Forgive, forgive, forgive again...


In the name of God.  Amen.

Last week, we discussed conflict.  And more specifically, Christian strategies for dealing with it.  Today, we take a look at the mirror image of conflict resolution: forgiveness.  You can’t have any real resolution to any sort of real conflict without forgiveness.

And it’s easier said than done.

“How many times should I forgive my brother or sister who sins against me?  Seven times?”

“No.  Seventy-seven times!”  Or some translations say, “Seventy TIMES seven times.”  (If you’re curious enough to think it through, that one comes out to 490 times for forgiveness.)

But the point isn’t the number of “times” we offer forgiveness.  Even if you take the larger number, it’s not like saying to your neighbor, “Okay, I’ve forgiven you once.  489 more times and we’re done!”  That’s not the point.

The point is that forgiveness is an ongoing process.  Forgiveness can’t end.  A truly forgiving heart draws from a well of love and grace that never runs dry.  When you can’t forgive anymore, that’s when it’s time to dig deeper and find a way.

Just as is so much of the Christian message, this, too, is a challenging instruction.

In the church, we know - at least intellectually - that we are charged to replicate the kind of forgiveness that has been extended to and modeled for us.  But the problem with that is, too often we try to rush forgiveness without doing the work that true forgiveness requires.

Because we think it’s what we ought to do, we often proclaim forgiveness before it’s real.

In his book Don’t Forgive Too Soon, Dennis Linn compares the process of forgiving with the process of overcoming grief.  Just as recovery from grief can’t be rushed, we, also, can’t be rushed into forgiveness if it’s to actually mean anything.

You’ve all probably heard about the five stages of grief - denial, anger, bargaining, depression, and finally acceptance - but Linn writes about those as five stages of forgiveness.  Recognizing the close relationship between forgiveness and grief, he uses that same framework to examine how we can move beyond pro forma expressions of forgiveness that tend to assume are expected of us, into genuine forgiveness that springs from a place of deeper truth.

And the truth is, if forgiveness doesn’t come from a place of truth, it will breed resentment.
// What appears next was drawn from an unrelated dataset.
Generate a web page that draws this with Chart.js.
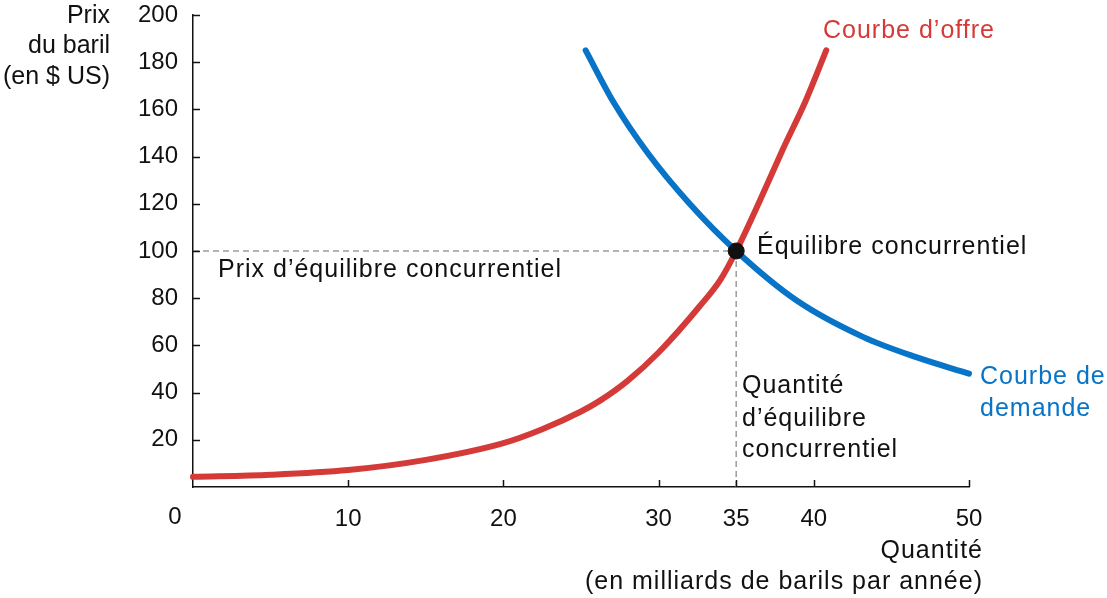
<!DOCTYPE html>
<html>
<head>
<meta charset="utf-8">
<script src="https://cdn.jsdelivr.net/npm/chart.js@4.4.1/dist/chart.umd.min.js"></script>
<style>
  html, body { margin: 0; padding: 0; background: #fff; }
  #wrap { width: 1107px; height: 598px; position: relative; }
</style>
</head>
<body>
<div id="wrap"><canvas id="c"></canvas></div>
<script>
// -------- Data --------
const supplyQ = [0, 5, 10, 15, 20, 22.5, 25, 26.2, 28, 30, 32.7, 34, 35, 36.5, 38, 39.5, 40.8];
const supplyP = [4.3, 5.2, 7.2, 11.5, 18.6, 24.5, 32, 36.5, 45, 57, 77, 88, 100, 121, 143, 164, 185];
const demandQ = [25.3, 27.1, 29.3, 32, 35, 38.9, 43.2, 46.6, 50];
const demandP = [185, 163, 141.5, 120, 100, 79, 63.5, 55, 48];
const eqQ = 35;
const eqP = 100;
const xTicks = [0, 10, 20, 30, 35, 40, 50];
const yTicks = [20, 40, 60, 80, 100, 120, 140, 160, 180, 200];

// -------- Style --------
const RED = '#d43a37';
const BLUE = '#0874c7';
const INK = '#111';
const DASH = '#9c9c9c';
const FONT = '"Liberation Sans", Arial, Helvetica, sans-serif';

function pts(xs, ys) { return xs.map((x, i) => ({ x, y: ys[i] })); }

// text + inner tick marks
const decor = {
  id: 'decor',
  afterDraw(chart) {
    const { ctx, scales: { x, y } } = chart;
    ctx.save();
    ctx.strokeStyle = INK;
    ctx.lineWidth = 1.5;
    const ax = x.top, ay = y.right;
    xTicks.filter(v => v !== 0).forEach(v => {
      const px = Math.round(x.getPixelForValue(v)) + 0.5;
      ctx.beginPath(); ctx.moveTo(px, ax); ctx.lineTo(px, ax - 7); ctx.stroke();
    });
    yTicks.forEach(v => {
      const py = Math.round(y.getPixelForValue(v)) + 0.5;
      ctx.beginPath(); ctx.moveTo(ay, py); ctx.lineTo(ay + 7, py); ctx.stroke();
    });

    function txt(s, px, py, align, color) {
      ctx.fillStyle = color || INK;
      ctx.textAlign = align;
      ctx.fillText(s, px, py);
    }
    ctx.textBaseline = 'middle';
    ctx.font = '24px ' + FONT;
    txt('0', 175, 517, 'center');
    ctx.font = '25px ' + FONT;
    txt('Prix', 110, 16, 'right');
    txt('du baril', 110, 46, 'right');
    txt('(en $ US)', 110, 77, 'right');
    ctx.letterSpacing = '1px';
    txt('Courbe d’offre', 823, 31, 'left', RED);
    txt('Équilibre concurrentiel', 757, 247, 'left');
    txt('Prix d’équilibre concurrentiel', 218, 270, 'left');
    txt('Quantité', 742, 386, 'left');
    txt('d’équilibre', 742, 419, 'left');
    txt('concurrentiel', 742, 450, 'left');
    txt('Courbe de', 980, 377, 'left', BLUE);
    txt('demande', 980, 409, 'left', BLUE);
    txt('Quantité', 983, 551, 'right');
    txt('(en milliards de barils par année)', 983, 582, 'right');
    ctx.restore();
  }
};

new Chart(document.getElementById('c'), {
  type: 'scatter',
  data: {
    datasets: [
      { data: [{ x: eqQ, y: eqP }], pointRadius: 8, pointBackgroundColor: '#111', pointBorderColor: '#111', showLine: false, clip: false },
      { data: pts(supplyQ, supplyP), showLine: true, borderColor: RED, borderWidth: 6, pointRadius: 0, cubicInterpolationMode: 'monotone', borderCapStyle: 'round', clip: false },
      { data: pts(demandQ, demandP), showLine: true, borderColor: BLUE, borderWidth: 6, pointRadius: 0, cubicInterpolationMode: 'monotone', borderCapStyle: 'round', clip: false },
      { data: [{ x: 0, y: eqP }, { x: eqQ, y: eqP }], showLine: true, borderColor: DASH, borderWidth: 1.5, borderDash: [6, 4], pointRadius: 0, clip: false },
      { data: [{ x: eqQ, y: eqP }, { x: eqQ, y: 0 }], showLine: true, borderColor: DASH, borderWidth: 1.5, borderDash: [6, 4], pointRadius: 0, clip: false }
    ]
  },
  options: {
    responsive: true,
    maintainAspectRatio: false,
    animation: false,
    events: [],
    layout: { padding: { left: 0, top: 15, right: 138, bottom: 0 } },
    plugins: { legend: { display: false }, tooltip: { enabled: false } },
    scales: {
      x: {
        type: 'linear', min: 0, max: 50,
        afterBuildTicks: s => { s.ticks = xTicks.map(v => ({ value: v })); },
        afterFit: s => { s.height = 111; s.paddingLeft = 0; s.paddingRight = 0; },
        grid: { display: false, drawTicks: false },
        border: { display: true, color: INK, width: 1.5 },
        ticks: { padding: 18, color: INK, font: { family: FONT, size: 24 }, maxRotation: 0, autoSkip: false,
          callback: v => (v === 0 ? '' : String(v)) }
      },
      y: {
        type: 'linear', min: 0, max: 200,
        afterBuildTicks: s => { s.ticks = [0].concat(yTicks).map(v => ({ value: v })); },
        afterFit: s => { s.width = 193; s.paddingTop = 0; s.paddingBottom = 0; },
        grid: { display: false, drawTicks: false },
        border: { display: true, color: INK, width: 1.5 },
        ticks: { padding: 15, color: INK, font: { family: FONT, size: 24 }, autoSkip: false,
          callback: v => (v === 0 ? '' : String(v)) }
      }
    }
  },
  plugins: [decor]
});
</script>
</body>
</html>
A common idea in twelve-step/recovery groups says that resentment is like drinking poison and expecting the other person to die.  Without forgiveness, we are destined to breed resentment in our hearts.  And it will kill us spiritually.

Even if our brother or sister might only cause offense once - even then we have to forgive “seventy times seven” times.  Only then can it begin to come from a place of truth.

The fact is we do hurt one another.  We do offend the heart of God.  We exploit each other.  We betray each other.  We fail to recognize the humanity in each other.

We are all victims, and we are all guilty.  But we must learn to forgive, even when it’s not easy to do so, and even when it doesn’t make sense in our hearts.

It can seem all but impossible, but we have to do it.  We have to find a way to forgive because it’s the call of Christ; but also, because it’s necessary for our own spiritual health and wellness.  We have to keep finding ways to forgive, even in the face of our deepest pain; because even when we think its over – just something from the past, the work is not yet done.

In this country, we talk a lot about justice.  Through the years, we’ve taken a lot of steps - for good and for ill - at doling out justice around the world.  The “criminal justice system” attempts to pass out “justice” in the form of punishment to people every day.  But too often, we’ve mistaken revenge for justice.  In the end, true justice will only ever come alongside deep forgiveness.  It’s only in a world where forgiveness is a way of life that we can ever hope to find real justice.

And forgiveness will only become a way of life when we keep practicing it.  Seventy-seven times.  Seventy times seven times.  Whenever the hurt and the anger and the fear are renewed, try to forgive again.  Not just because it’s the right thing to do, but because doing it will make things right.

How many times are we to forgive our brothers and sisters when they sin against us?

As many times as it takes.  There isn’t really a number.

Unlike conflict resolution, there isn’t some clear, methodical process for forgiving.  It happens in the heart, and it happens on its own time.  We just have to keep doing it.  Not just saying “I forgive you”, but actually forgiving.  Again and again.  And again, and again.  Until true, deep, holy, and healing forgiveness is achieved.

We have been forgiven by the God who keeps creating us.  We keep being forgiven by God.  Again and again.  As a witness to the love of that same God, we are called to forgive, also.  Again and again.  Amen.